* Material *
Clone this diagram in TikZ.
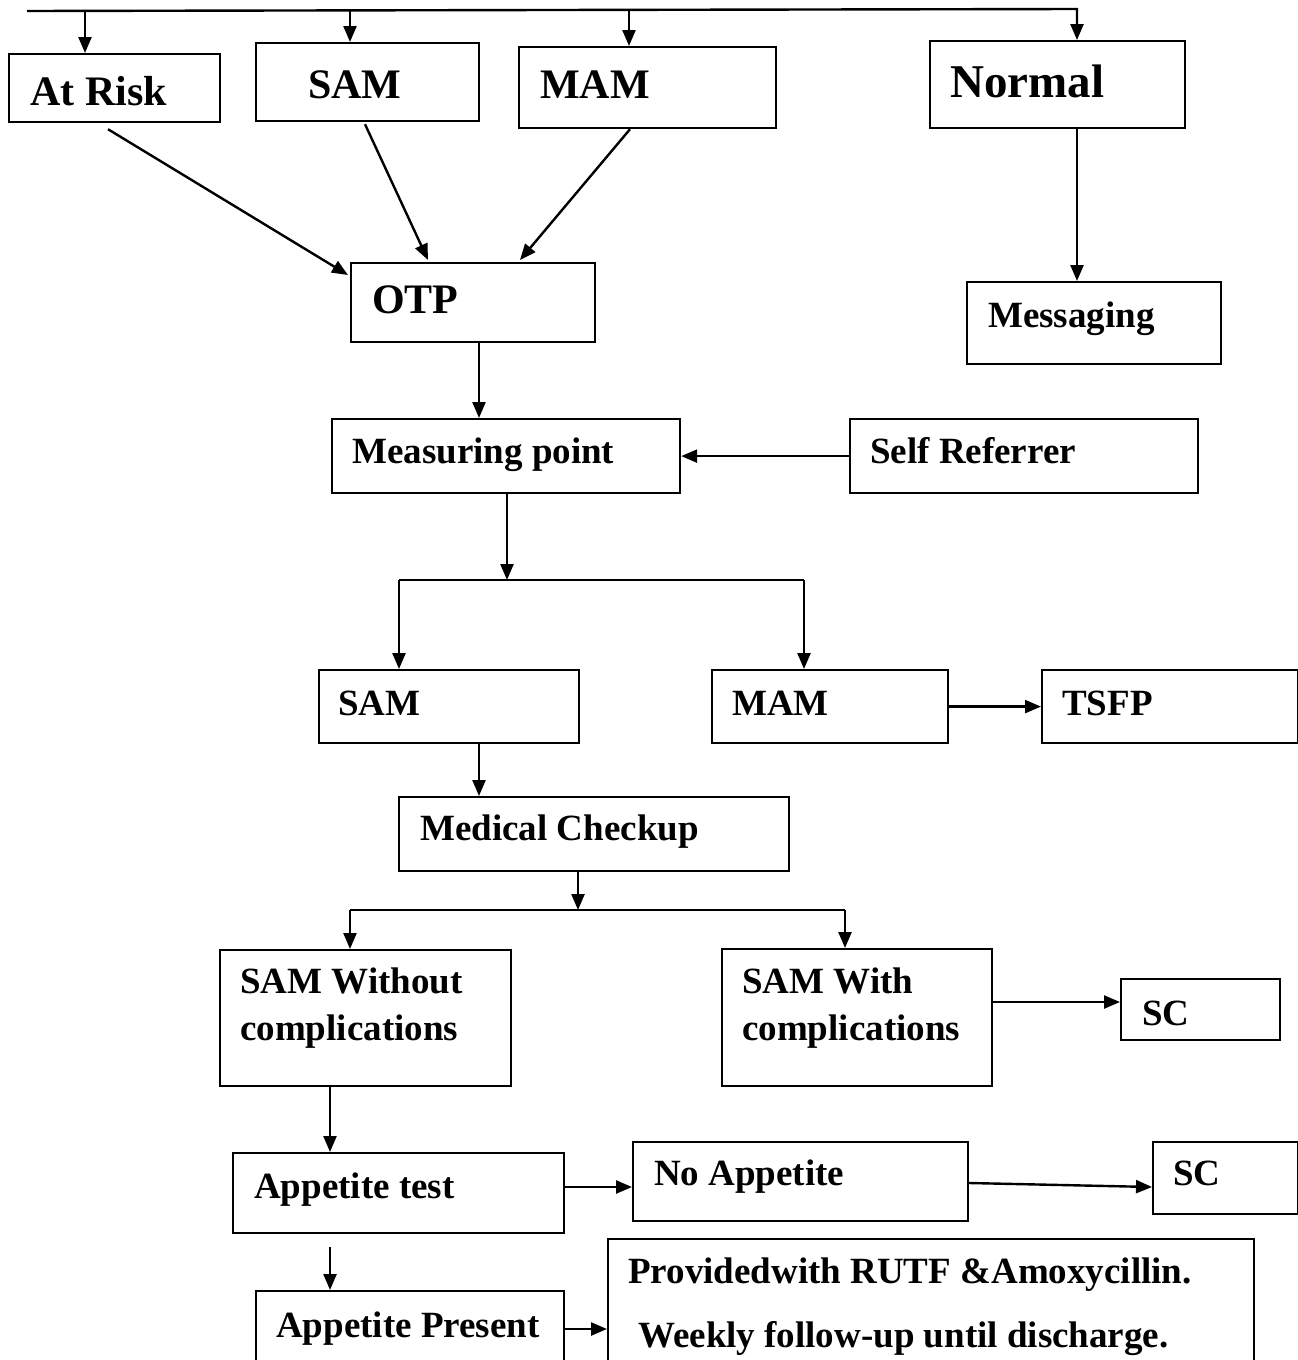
\documentclass[tikz,border=0pt]{standalone}
\usepackage{fontspec}
\setmainfont{Liberation Serif}
\usetikzlibrary{arrows.meta,calc}

\begin{document}
\begin{tikzpicture}[x=1pt,y=-1pt,
    box/.style={draw,line width=2.2pt,rectangle,anchor=north west,inner sep=0pt},
    txt/.style={anchor=base west,inner sep=0pt,align=left,
        font=\fontsize{37}{47}\selectfont\bfseries},
    bigtxt/.style={txt,font=\fontsize{42}{50}\selectfont\bfseries},
    ln/.style={line width=2.4pt},
    arr/.style={line width=2.4pt,-{Triangle[length=16pt,width=13pt]}}]
    \useasboundingbox (0,0) rectangle (1298,1360);

    % boxes
    \node[box,minimum width=211pt,minimum height=68pt] (atrisk) at (8,53) {};
    \node[box,minimum width=223pt,minimum height=78pt] (samA) at (255,42) {};
    \node[box,minimum width=257pt,minimum height=81pt] (mamA) at (518,46) {};
    \node[box,minimum width=255pt,minimum height=87pt] (normal) at (929,40) {};
    \node[box,minimum width=244pt,minimum height=79pt] (otp) at (350,262) {};
    \node[box,minimum width=254pt,minimum height=82pt] (msg) at (966,281) {};
    \node[box,minimum width=348pt,minimum height=74pt] (meas) at (331,418) {};
    \node[box,minimum width=348pt,minimum height=74pt] (selfref) at (849,418) {};
    \node[box,minimum width=260pt,minimum height=73pt] (samB) at (318,669) {};
    \node[box,minimum width=236pt,minimum height=73pt] (mamB) at (711,669) {};
    \node[box,minimum width=256pt,minimum height=73pt] (tsfp) at (1041,669) {};
    \node[box,minimum width=390pt,minimum height=74pt] (medical) at (398,796) {};
    \node[box,minimum width=291pt,minimum height=136pt] (samwo) at (219,949) {};
    \node[box,minimum width=270pt,minimum height=137pt] (samw) at (721,948) {};
    \node[box,minimum width=159pt,minimum height=61pt] (scA) at (1120,978) {};
    \node[box,minimum width=331pt,minimum height=80pt] (apptest) at (232,1152) {};
    \node[box,minimum width=335pt,minimum height=79pt] (noapp) at (632,1141) {};
    \node[box,minimum width=145pt,minimum height=72pt] (scB) at (1152,1141) {};
    \node[box,minimum width=308pt,minimum height=90pt] (apppres) at (255,1290) {};
    \node[box,minimum width=646pt,minimum height=140pt] (provided) at (607,1238) {};

    % texts
    \node[bigtxt] (tAtRisk) at (30,105) {At Risk};
    \node[bigtxt] (tSamA) at (308,98) {SAM};
    \node[bigtxt] (tMamA) at (540,98) {MAM};
    \node[txt,font=\fontsize{47}{56}\selectfont\bfseries] (tNormal) at (950,97) {Normal};
    \node[bigtxt] (tOtp) at (372,313) {OTP};
    \node[txt] (tMsg) at (988,327) {Messaging};
    \node[txt] (tMeas) at (352,463) {Measuring point};
    \node[txt] (tSelf) at (870,463) {Self Referrer};
    \node[txt] (tSamB) at (338,715) {SAM};
    \node[txt] (tMamB) at (732,715) {MAM};
    \node[txt] (tTsfp) at (1062,715) {TSFP};
    \node[txt] (tMed) at (420,840) {Medical Checkup};
    \node[txt] (tSamWo) at (240,1040) {SAM Without\\complications};
    \node[txt] (tSamW) at (742,1040) {SAM With\\complications};
    \node[txt] (tScA) at (1142,1025) {SC};
    \node[txt] (tAppTest) at (254,1198) {Appetite test};
    \node[txt] (tNoApp) at (654,1185) {No Appetite};
    \node[txt] (tScB) at (1173,1185) {SC};
    \node[txt] (tAppPres) at (276,1337) {Appetite Present};
    \node[txt] (tProv1) at (628,1283) {Providedwith RUTF \&Amoxycillin.};
    \node[txt] (tProv2) at (638,1347) {Weekly follow-up until discharge.};

    % top branch
    \coordinate (topL) at (27,11);
    \coordinate (topR) at (1077,9);
    \coordinate (t1) at (85,11);
    \coordinate (t2) at (350,10.5);
    \coordinate (t3) at (629,10);
    \draw[arr] (topL) -- (topR) -- (normal.north -| topR);
    \draw[arr] (t1) -- (atrisk.north -| t1);
    \draw[arr] (t2) -- (samA.north -| t2);
    \draw[arr] (t3) -- (mamA.north -| t3);

    \draw[arr] ($(atrisk.south west)+(100,6)$) -- ($(otp.north west)+(-2,13)$);
    \draw[arr] ($(samA.south west)+(110,2)$) -- ($(otp.north west)+(78,-2)$);
    \draw[arr] ($(mamA.south west)+(112,0)$) -- ($(otp.north west)+(170,-2)$);
    \draw[arr] (normal.south -| topR) -- (msg.north -| topR);

    \draw[arr] ($(otp.south west)+(129,0)$) coordinate (o1) -- (meas.north -| o1);
    \draw[arr] (selfref.west) -- (meas.east);

    % split after measuring
    \coordinate (jL) at (399,580);
    \coordinate (jR) at (804,580);
    \draw[arr] ($(meas.south west)+(176,0)$) coordinate (m1) -- (m1 |- jL);
    \draw[ln] (jL) -- (jR);
    \draw[arr] (jL) -- (samB.north -| jL);
    \draw[arr] (jR) -- (mamB.north -| jR);
    \draw[arr] (mamB.east) -- (tsfp.west);

    \draw[arr] ($(samB.south west)+(161,0)$) coordinate (s1) -- (medical.north -| s1);

    % split after checkup
    \coordinate (kL) at (350,910);
    \coordinate (kR) at (845,910);
    \draw[arr] ($(medical.south west)+(180,0)$) coordinate (c1) -- (c1 |- kL);
    \draw[ln] (kL) -- (kR);
    \draw[arr] (kL) -- (samwo.north -| kL);
    \draw[arr] (kR) -- (samw.north -| kR);
    \draw[arr] ($(samw.north east)+(0,54)$) coordinate (w1) -- (scA.west |- w1);

    \draw[arr] ($(samwo.south west)+(111,0)$) coordinate (a1) -- (apptest.north -| a1);
    \draw[arr] ($(apptest.north east)+(0,35)$) coordinate (a2) -- (noapp.west |- a2);
    \draw[arr] ($(noapp.north east)+(0,42)$) -- ($(scB.north west)+(0,46)$);
    \draw[arr] ($(apptest.south west)+(98,13)$) coordinate (a3) -- (apppres.north -| a3);
    \draw[arr] ($(apppres.north east)+(0,39)$) coordinate (a4) -- (provided.west |- a4);
\end{tikzpicture}
\end{document}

* What needs to be done *
Return each line from the material above exactly, but not the pictures.

* Reply *
Clone this diagram in TikZ.
\documentclass[tikz,border=0pt]{standalone}
\usepackage{fontspec}
\setmainfont{Liberation Serif}
\usetikzlibrary{arrows.meta,calc}

\begin{document}
\begin{tikzpicture}[x=1pt,y=-1pt,
    box/.style={draw,line width=2.2pt,rectangle,anchor=north west,inner sep=0pt},
    txt/.style={anchor=base west,inner sep=0pt,align=left,
        font=\fontsize{37}{47}\selectfont\bfseries},
    bigtxt/.style={txt,font=\fontsize{42}{50}\selectfont\bfseries},
    ln/.style={line width=2.4pt},
    arr/.style={line width=2.4pt,-{Triangle[length=16pt,width=13pt]}}]
    \useasboundingbox (0,0) rectangle (1298,1360);

    % boxes
    \node[box,minimum width=211pt,minimum height=68pt] (atrisk) at (8,53) {};
    \node[box,minimum width=223pt,minimum height=78pt] (samA) at (255,42) {};
    \node[box,minimum width=257pt,minimum height=81pt] (mamA) at (518,46) {};
    \node[box,minimum width=255pt,minimum height=87pt] (normal) at (929,40) {};
    \node[box,minimum width=244pt,minimum height=79pt] (otp) at (350,262) {};
    \node[box,minimum width=254pt,minimum height=82pt] (msg) at (966,281) {};
    \node[box,minimum width=348pt,minimum height=74pt] (meas) at (331,418) {};
    \node[box,minimum width=348pt,minimum height=74pt] (selfref) at (849,418) {};
    \node[box,minimum width=260pt,minimum height=73pt] (samB) at (318,669) {};
    \node[box,minimum width=236pt,minimum height=73pt] (mamB) at (711,669) {};
    \node[box,minimum width=256pt,minimum height=73pt] (tsfp) at (1041,669) {};
    \node[box,minimum width=390pt,minimum height=74pt] (medical) at (398,796) {};
    \node[box,minimum width=291pt,minimum height=136pt] (samwo) at (219,949) {};
    \node[box,minimum width=270pt,minimum height=137pt] (samw) at (721,948) {};
    \node[box,minimum width=159pt,minimum height=61pt] (scA) at (1120,978) {};
    \node[box,minimum width=331pt,minimum height=80pt] (apptest) at (232,1152) {};
    \node[box,minimum width=335pt,minimum height=79pt] (noapp) at (632,1141) {};
    \node[box,minimum width=145pt,minimum height=72pt] (scB) at (1152,1141) {};
    \node[box,minimum width=308pt,minimum height=90pt] (apppres) at (255,1290) {};
    \node[box,minimum width=646pt,minimum height=140pt] (provided) at (607,1238) {};

    % texts
    \node[bigtxt] (tAtRisk) at (30,105) {At Risk};
    \node[bigtxt] (tSamA) at (308,98) {SAM};
    \node[bigtxt] (tMamA) at (540,98) {MAM};
    \node[txt,font=\fontsize{47}{56}\selectfont\bfseries] (tNormal) at (950,97) {Normal};
    \node[bigtxt] (tOtp) at (372,313) {OTP};
    \node[txt] (tMsg) at (988,327) {Messaging};
    \node[txt] (tMeas) at (352,463) {Measuring point};
    \node[txt] (tSelf) at (870,463) {Self Referrer};
    \node[txt] (tSamB) at (338,715) {SAM};
    \node[txt] (tMamB) at (732,715) {MAM};
    \node[txt] (tTsfp) at (1062,715) {TSFP};
    \node[txt] (tMed) at (420,840) {Medical Checkup};
    \node[txt] (tSamWo) at (240,1040) {SAM Without\\complications};
    \node[txt] (tSamW) at (742,1040) {SAM With\\complications};
    \node[txt] (tScA) at (1142,1025) {SC};
    \node[txt] (tAppTest) at (254,1198) {Appetite test};
    \node[txt] (tNoApp) at (654,1185) {No Appetite};
    \node[txt] (tScB) at (1173,1185) {SC};
    \node[txt] (tAppPres) at (276,1337) {Appetite Present};
    \node[txt] (tProv1) at (628,1283) {Providedwith RUTF \&Amoxycillin.};
    \node[txt] (tProv2) at (638,1347) {Weekly follow-up until discharge.};

    % top branch
    \coordinate (topL) at (27,11);
    \coordinate (topR) at (1077,9);
    \coordinate (t1) at (85,11);
    \coordinate (t2) at (350,10.5);
    \coordinate (t3) at (629,10);
    \draw[arr] (topL) -- (topR) -- (normal.north -| topR);
    \draw[arr] (t1) -- (atrisk.north -| t1);
    \draw[arr] (t2) -- (samA.north -| t2);
    \draw[arr] (t3) -- (mamA.north -| t3);

    \draw[arr] ($(atrisk.south west)+(100,6)$) -- ($(otp.north west)+(-2,13)$);
    \draw[arr] ($(samA.south west)+(110,2)$) -- ($(otp.north west)+(78,-2)$);
    \draw[arr] ($(mamA.south west)+(112,0)$) -- ($(otp.north west)+(170,-2)$);
    \draw[arr] (normal.south -| topR) -- (msg.north -| topR);

    \draw[arr] ($(otp.south west)+(129,0)$) coordinate (o1) -- (meas.north -| o1);
    \draw[arr] (selfref.west) -- (meas.east);

    % split after measuring
    \coordinate (jL) at (399,580);
    \coordinate (jR) at (804,580);
    \draw[arr] ($(meas.south west)+(176,0)$) coordinate (m1) -- (m1 |- jL);
    \draw[ln] (jL) -- (jR);
    \draw[arr] (jL) -- (samB.north -| jL);
    \draw[arr] (jR) -- (mamB.north -| jR);
    \draw[arr] (mamB.east) -- (tsfp.west);

    \draw[arr] ($(samB.south west)+(161,0)$) coordinate (s1) -- (medical.north -| s1);

    % split after checkup
    \coordinate (kL) at (350,910);
    \coordinate (kR) at (845,910);
    \draw[arr] ($(medical.south west)+(180,0)$) coordinate (c1) -- (c1 |- kL);
    \draw[ln] (kL) -- (kR);
    \draw[arr] (kL) -- (samwo.north -| kL);
    \draw[arr] (kR) -- (samw.north -| kR);
    \draw[arr] ($(samw.north east)+(0,54)$) coordinate (w1) -- (scA.west |- w1);

    \draw[arr] ($(samwo.south west)+(111,0)$) coordinate (a1) -- (apptest.north -| a1);
    \draw[arr] ($(apptest.north east)+(0,35)$) coordinate (a2) -- (noapp.west |- a2);
    \draw[arr] ($(noapp.north east)+(0,42)$) -- ($(scB.north west)+(0,46)$);
    \draw[arr] ($(apptest.south west)+(98,13)$) coordinate (a3) -- (apppres.north -| a3);
    \draw[arr] ($(apppres.north east)+(0,39)$) coordinate (a4) -- (provided.west |- a4);
\end{tikzpicture}
\end{document}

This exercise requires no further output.